Nie jest to powieść, w której akcja pędzi na złamanie karku i która będzie wywoływać napięcie i niepewność związane z tym, co się tutaj jeszcze wydarzy. To powieść raczej z gatunku tych, które są niczym wejście właśnie do takiej zacisznej kawiarni – gdzie wszystko zaczyna zwalniać, troski powoli odpływają w niebyt i tylko szuranie krzeseł wraz z szumem rozmów przypominają o tym, że nie jesteśmy w tym miejscu sami. Nie jest to fantastyka, do której zdążyłam się przyzwyczaić, ale nie oznacza to też, że nie dzieje się tutaj nic. Autor zadbał, by czytelnik mógł poczuć dreszczyk niepokoju, jednak nie na tyle duży, by przesłonił on pozostałe odczucia.

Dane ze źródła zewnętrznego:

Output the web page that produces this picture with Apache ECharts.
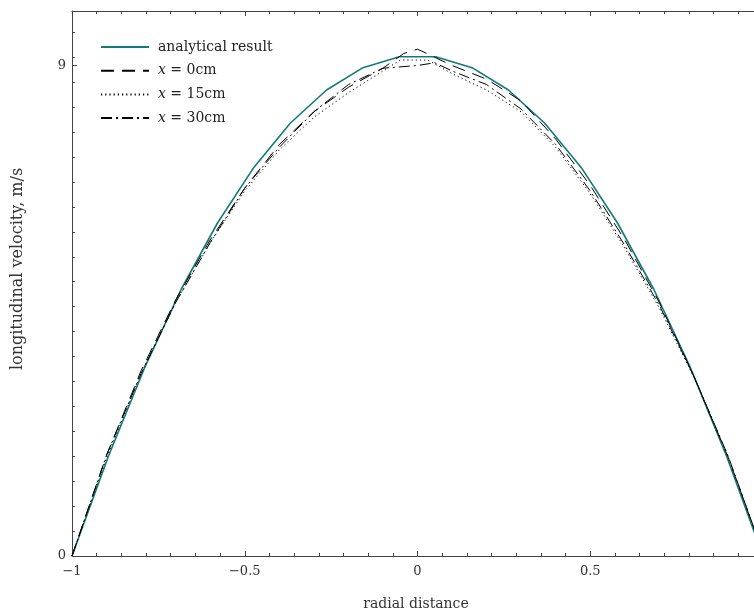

Legendy i Latte to zdecydowanie jedna z cieplejszych i lepszych powieści, jakie przyszło mi czytać w ostatnich miesiącach. Wsiąkłam w historię Viv całkowicie, a rozstanie okazało się dość bolesne. Cieszę się, że mogłam poznać ten tytuł i przypomnieć sobie o tym, jak klimat takich właśnie książek mi odpowiada. Jeżeli potrzebujecie czegoś lekkiego, co Was zaciekawi, a jednocześnie sprawi, że natychmiast zapragniecie wypić filiżankę kawy, to jest właśnie książka dla Was.